The GRC has occasionally issued decisions on the higher education exemptions. See, e.g., White v. William Paterson U. (2008-216) (audio tape of a student disciplinary hearing was properly redacted); Rosenbaum v. Rutgers (2002-91) (survey responses were exempt as academic research). But there are no court opinions providing precedential guidance on these sections of OPRA.
This occurred to me as I read the recent report on Rutgers football coach Kyle Flood’s attempt to get a professor to change the grade of a player on the team. The report contains Flood’s initial email to the professor, which discusses the request for a grade change and encloses a letter from the student concerning his behavior during the semester.
Flood sent the email through personal email accounts “to ensure there will be no public vetting of the correspondence.” The report explains that he did this to avoid an OPRA request. Apparently, Flood was not aware that an email by a public employee discussing a work matter is subject to OPRA, regardless of whether it was sent through a personal account or the public employer’s account.
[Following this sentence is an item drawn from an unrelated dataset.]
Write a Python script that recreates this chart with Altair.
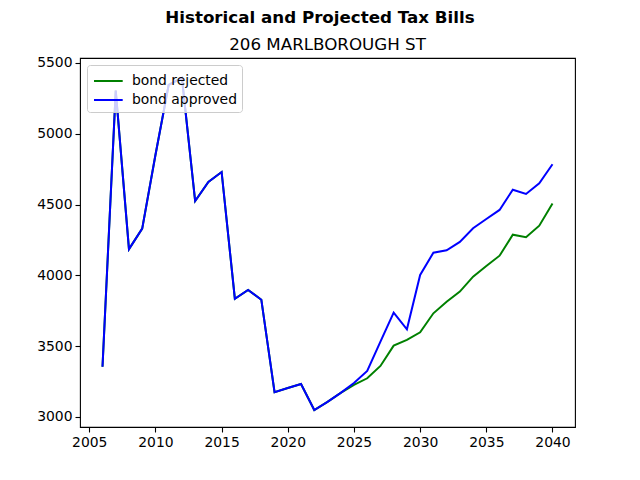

The more important question for higher education institutions is whether, under OPRA, Flood’s email to the professor should be considered confidential under OPRA’s exemption for “information concerning student records…to the extent disclosure would reveal the identity of the student.” It is not clear whether the email constitutes information concerning student records, although it would seem that a discussion of a student’s performance in a course should meet this definition.
It’s also possible that the student’s identity would be revealed by disclosure of this type of email. Although this is a moot point in this matter, because the student in question has been identified in media reports, a college confronted with a similar OPRA request would have to make a delicate judgment as to whether disclosure might reveal the subject student’s identity.
The problem, as noted above, is that there is no case law interpreting the scope of OPRA’s exemption for student records, as well as the other exemptions that apply only to higher education institutions.